> **Instructions for the task**:
Extract every line that contains the word "file".

> **Record excerpts**:
---------------

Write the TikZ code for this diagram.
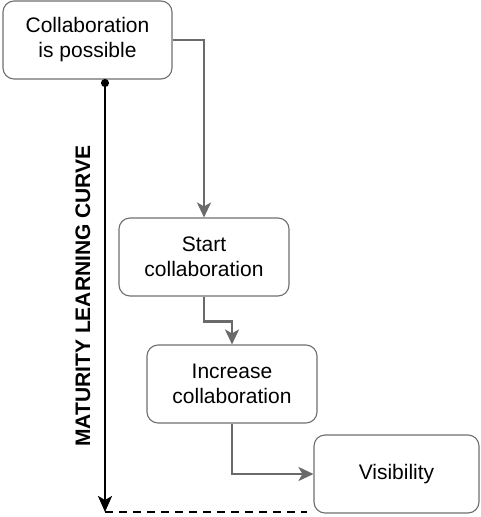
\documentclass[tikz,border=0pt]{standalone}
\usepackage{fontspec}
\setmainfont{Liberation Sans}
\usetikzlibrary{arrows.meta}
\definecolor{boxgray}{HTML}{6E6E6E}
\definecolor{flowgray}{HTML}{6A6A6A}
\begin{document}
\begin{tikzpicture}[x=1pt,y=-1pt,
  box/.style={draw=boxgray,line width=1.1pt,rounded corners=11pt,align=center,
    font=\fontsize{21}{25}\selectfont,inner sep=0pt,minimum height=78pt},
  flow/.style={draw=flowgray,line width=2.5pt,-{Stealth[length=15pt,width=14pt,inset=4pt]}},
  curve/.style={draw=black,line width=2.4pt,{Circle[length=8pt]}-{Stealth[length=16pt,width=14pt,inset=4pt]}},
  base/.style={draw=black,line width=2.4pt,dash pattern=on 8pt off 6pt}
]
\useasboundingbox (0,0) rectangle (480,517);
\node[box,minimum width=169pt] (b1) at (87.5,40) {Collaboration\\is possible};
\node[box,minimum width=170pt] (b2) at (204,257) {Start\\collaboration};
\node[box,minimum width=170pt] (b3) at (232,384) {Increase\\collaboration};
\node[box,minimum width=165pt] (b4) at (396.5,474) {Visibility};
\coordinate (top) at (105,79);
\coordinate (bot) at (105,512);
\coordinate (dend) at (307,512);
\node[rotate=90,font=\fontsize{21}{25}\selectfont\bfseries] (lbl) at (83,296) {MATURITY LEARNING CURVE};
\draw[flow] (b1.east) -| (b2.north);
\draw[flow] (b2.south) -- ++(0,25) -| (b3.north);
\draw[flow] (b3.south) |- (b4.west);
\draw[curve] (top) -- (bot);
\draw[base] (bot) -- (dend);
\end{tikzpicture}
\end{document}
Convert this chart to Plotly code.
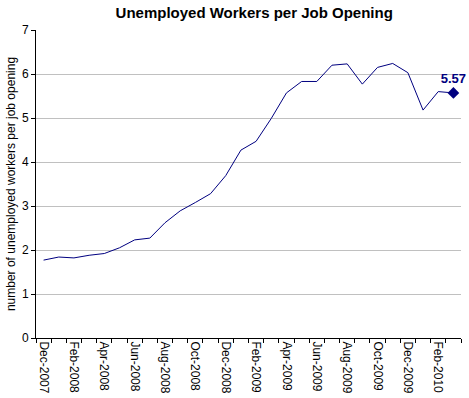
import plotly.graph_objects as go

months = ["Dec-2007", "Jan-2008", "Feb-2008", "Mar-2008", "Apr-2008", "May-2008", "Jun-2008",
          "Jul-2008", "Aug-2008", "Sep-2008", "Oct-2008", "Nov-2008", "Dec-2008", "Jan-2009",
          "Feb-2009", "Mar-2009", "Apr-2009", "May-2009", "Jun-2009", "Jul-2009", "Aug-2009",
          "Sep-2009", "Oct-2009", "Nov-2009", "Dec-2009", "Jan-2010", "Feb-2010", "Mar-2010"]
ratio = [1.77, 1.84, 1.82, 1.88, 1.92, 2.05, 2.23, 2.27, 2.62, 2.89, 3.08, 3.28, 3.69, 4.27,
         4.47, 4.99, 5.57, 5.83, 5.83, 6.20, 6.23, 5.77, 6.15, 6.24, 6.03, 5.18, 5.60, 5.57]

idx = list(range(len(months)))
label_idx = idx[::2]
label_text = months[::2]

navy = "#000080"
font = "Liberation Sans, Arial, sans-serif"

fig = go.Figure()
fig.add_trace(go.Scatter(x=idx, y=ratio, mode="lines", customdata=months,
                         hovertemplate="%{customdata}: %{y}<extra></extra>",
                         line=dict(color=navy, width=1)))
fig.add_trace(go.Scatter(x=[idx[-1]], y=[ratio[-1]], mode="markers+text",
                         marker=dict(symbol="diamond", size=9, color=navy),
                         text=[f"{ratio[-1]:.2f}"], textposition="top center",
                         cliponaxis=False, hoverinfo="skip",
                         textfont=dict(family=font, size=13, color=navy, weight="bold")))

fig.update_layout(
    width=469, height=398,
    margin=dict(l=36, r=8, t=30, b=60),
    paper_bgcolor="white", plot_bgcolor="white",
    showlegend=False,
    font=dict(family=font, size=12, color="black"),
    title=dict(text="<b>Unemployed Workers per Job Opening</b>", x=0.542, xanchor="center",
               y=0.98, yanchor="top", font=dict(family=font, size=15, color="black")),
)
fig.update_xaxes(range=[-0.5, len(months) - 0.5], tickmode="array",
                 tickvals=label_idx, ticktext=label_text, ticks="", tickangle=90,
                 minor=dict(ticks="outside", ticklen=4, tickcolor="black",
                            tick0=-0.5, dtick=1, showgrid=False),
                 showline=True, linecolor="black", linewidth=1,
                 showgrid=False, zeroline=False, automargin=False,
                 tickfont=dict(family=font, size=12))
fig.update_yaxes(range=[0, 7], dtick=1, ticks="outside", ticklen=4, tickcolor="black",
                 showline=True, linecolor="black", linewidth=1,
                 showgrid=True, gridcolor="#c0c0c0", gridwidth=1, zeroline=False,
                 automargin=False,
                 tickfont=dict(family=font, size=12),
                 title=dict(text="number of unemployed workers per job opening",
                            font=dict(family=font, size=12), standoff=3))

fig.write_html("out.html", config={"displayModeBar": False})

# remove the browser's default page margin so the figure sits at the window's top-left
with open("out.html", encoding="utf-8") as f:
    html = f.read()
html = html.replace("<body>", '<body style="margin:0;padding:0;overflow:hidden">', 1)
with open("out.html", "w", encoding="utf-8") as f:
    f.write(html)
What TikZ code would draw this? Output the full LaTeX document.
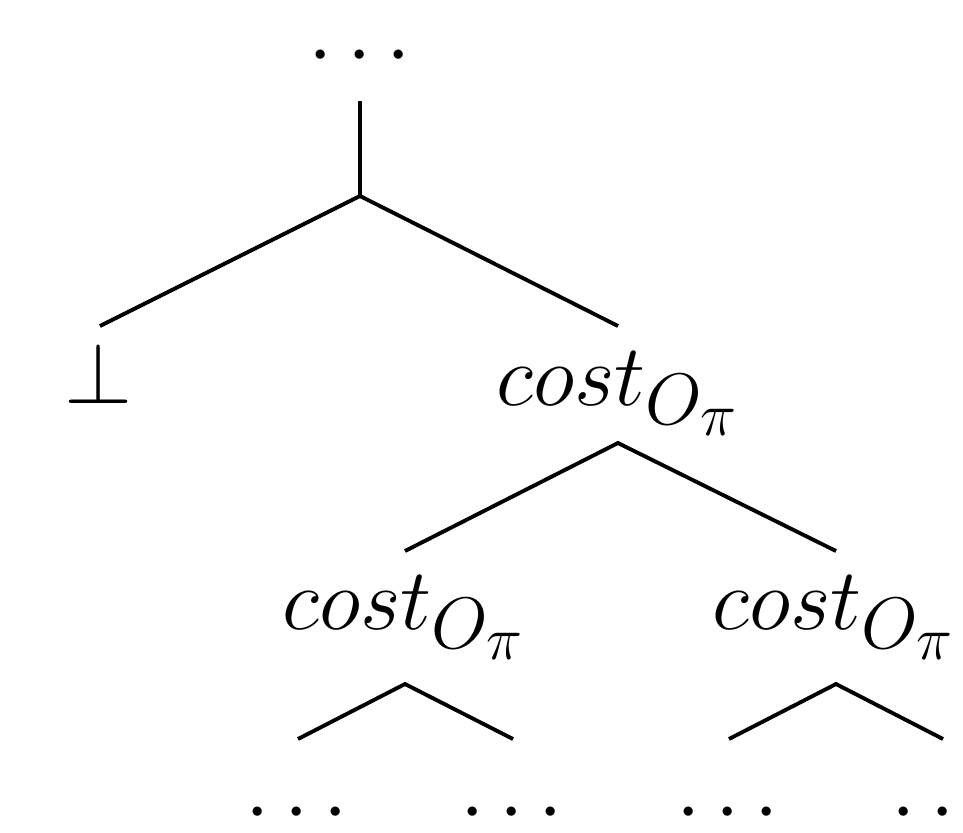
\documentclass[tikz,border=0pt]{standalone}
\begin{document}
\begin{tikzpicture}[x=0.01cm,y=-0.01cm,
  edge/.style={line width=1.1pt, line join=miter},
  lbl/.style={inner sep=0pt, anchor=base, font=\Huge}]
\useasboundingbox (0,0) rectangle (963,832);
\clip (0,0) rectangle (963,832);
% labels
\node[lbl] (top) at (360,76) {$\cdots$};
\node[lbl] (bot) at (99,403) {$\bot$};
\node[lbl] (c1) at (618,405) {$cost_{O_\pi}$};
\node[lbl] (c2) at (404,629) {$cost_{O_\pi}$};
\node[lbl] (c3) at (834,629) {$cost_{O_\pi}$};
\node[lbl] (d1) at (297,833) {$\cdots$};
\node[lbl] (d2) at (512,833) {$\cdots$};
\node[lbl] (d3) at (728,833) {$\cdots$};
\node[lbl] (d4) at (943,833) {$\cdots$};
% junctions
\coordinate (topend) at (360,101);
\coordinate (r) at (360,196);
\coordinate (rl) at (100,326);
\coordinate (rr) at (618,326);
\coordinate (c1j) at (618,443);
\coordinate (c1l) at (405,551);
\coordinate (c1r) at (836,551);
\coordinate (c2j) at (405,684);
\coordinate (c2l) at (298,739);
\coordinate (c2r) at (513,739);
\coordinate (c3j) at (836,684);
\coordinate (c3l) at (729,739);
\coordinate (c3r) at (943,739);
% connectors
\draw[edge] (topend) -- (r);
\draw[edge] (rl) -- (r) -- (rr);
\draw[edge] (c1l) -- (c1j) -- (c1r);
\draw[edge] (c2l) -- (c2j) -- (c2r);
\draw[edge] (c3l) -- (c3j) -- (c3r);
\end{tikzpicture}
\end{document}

---------------

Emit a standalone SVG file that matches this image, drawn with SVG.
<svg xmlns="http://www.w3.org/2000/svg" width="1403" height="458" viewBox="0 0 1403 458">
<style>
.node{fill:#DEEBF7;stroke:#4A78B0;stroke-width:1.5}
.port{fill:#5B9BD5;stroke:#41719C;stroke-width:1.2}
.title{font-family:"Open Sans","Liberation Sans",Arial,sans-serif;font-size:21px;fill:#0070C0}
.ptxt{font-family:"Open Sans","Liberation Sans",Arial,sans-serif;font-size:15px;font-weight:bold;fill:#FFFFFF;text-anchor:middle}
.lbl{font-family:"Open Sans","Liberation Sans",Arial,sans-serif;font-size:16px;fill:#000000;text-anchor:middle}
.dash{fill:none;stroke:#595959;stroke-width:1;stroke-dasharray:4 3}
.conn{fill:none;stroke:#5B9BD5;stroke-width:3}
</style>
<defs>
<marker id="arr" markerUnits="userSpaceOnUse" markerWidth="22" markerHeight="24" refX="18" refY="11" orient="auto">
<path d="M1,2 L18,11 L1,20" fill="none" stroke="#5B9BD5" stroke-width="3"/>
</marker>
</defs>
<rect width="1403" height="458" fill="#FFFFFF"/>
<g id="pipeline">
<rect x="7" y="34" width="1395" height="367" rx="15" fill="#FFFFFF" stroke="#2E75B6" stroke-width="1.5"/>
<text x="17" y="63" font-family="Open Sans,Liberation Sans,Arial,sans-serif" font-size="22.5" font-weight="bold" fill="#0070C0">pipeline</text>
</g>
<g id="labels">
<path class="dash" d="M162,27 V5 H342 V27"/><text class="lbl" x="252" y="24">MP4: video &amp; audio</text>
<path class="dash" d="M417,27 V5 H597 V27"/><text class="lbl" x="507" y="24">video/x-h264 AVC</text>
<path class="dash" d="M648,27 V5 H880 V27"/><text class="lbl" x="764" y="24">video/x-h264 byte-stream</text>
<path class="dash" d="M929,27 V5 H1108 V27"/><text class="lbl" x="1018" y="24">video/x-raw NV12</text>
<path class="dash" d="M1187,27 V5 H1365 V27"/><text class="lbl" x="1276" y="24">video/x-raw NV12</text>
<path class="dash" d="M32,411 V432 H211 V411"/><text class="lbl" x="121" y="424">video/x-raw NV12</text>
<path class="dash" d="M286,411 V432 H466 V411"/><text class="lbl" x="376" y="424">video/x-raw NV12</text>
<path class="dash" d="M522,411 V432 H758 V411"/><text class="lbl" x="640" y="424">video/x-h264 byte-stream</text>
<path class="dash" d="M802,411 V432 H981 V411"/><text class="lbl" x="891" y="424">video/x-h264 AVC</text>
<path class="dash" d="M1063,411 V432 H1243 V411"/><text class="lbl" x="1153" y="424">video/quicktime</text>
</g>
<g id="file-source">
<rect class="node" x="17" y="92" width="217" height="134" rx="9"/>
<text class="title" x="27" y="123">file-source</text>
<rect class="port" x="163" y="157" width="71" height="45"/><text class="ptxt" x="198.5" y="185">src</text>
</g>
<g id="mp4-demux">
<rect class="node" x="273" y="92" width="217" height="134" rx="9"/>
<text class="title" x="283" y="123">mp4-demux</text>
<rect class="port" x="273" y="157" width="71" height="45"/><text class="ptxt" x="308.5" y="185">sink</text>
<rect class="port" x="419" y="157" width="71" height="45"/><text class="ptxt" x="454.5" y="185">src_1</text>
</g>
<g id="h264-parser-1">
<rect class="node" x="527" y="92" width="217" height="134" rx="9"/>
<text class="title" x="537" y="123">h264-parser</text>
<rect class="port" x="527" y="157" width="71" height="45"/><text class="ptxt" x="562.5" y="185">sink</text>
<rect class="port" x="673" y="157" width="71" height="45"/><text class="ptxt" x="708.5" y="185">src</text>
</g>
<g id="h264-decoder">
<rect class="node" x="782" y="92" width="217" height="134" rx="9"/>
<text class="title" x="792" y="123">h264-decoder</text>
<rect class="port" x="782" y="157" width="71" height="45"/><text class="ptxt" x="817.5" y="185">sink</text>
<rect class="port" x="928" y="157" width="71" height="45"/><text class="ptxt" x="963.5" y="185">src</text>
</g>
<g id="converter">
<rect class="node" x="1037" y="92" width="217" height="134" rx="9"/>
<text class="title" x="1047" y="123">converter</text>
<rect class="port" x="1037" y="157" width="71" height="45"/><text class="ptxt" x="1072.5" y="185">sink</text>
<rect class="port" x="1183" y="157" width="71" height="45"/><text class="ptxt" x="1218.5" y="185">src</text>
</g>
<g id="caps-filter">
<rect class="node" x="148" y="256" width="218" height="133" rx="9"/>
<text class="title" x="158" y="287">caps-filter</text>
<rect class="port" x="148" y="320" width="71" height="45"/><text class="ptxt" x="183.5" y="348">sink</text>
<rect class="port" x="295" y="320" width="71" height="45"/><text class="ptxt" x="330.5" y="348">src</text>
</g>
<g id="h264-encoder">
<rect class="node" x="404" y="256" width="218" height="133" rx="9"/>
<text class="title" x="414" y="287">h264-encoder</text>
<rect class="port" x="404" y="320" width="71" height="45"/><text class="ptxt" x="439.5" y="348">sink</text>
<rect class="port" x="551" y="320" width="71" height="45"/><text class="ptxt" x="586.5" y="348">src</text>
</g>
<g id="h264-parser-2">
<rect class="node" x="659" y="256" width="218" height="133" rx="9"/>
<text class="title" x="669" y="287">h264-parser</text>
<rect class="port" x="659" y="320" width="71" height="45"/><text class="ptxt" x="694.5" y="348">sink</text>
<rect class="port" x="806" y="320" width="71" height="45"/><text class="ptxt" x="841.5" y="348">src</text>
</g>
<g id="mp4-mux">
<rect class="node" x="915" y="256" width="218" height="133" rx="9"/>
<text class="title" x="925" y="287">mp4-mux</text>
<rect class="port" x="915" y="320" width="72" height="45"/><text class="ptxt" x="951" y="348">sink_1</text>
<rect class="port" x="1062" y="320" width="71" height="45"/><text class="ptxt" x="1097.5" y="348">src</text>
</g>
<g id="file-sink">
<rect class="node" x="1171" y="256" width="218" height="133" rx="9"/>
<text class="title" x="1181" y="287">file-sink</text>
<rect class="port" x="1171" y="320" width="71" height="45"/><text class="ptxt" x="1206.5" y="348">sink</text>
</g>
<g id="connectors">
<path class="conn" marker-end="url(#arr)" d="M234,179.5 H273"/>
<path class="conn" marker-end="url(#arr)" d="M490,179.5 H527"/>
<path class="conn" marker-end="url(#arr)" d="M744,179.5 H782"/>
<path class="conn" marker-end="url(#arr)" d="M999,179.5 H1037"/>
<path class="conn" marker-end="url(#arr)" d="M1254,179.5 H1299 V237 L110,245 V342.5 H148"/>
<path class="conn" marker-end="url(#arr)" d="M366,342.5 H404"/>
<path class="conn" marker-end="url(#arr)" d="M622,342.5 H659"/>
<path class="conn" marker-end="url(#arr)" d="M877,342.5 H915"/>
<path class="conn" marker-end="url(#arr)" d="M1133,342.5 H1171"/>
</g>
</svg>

---------------

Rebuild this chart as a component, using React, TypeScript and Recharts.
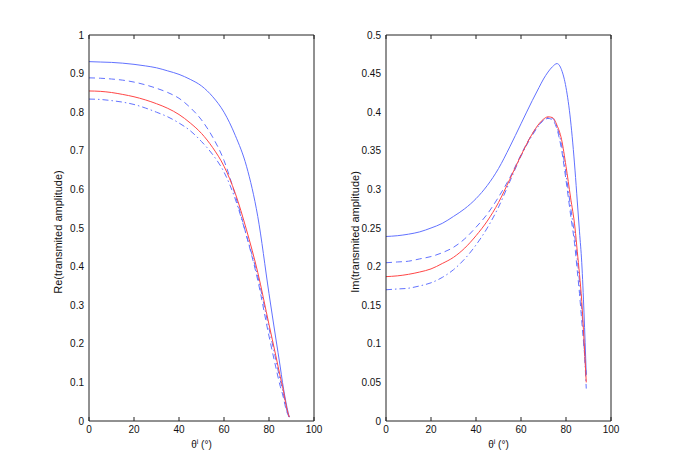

---------------

> **Exercise result**:
Emit a standalone SVG file that matches this image, drawn with SVG.
<g id="file-source">
<text class="title" x="27" y="123">file-source</text>
<g id="file-sink">
<text class="title" x="1181" y="287">file-sink</text>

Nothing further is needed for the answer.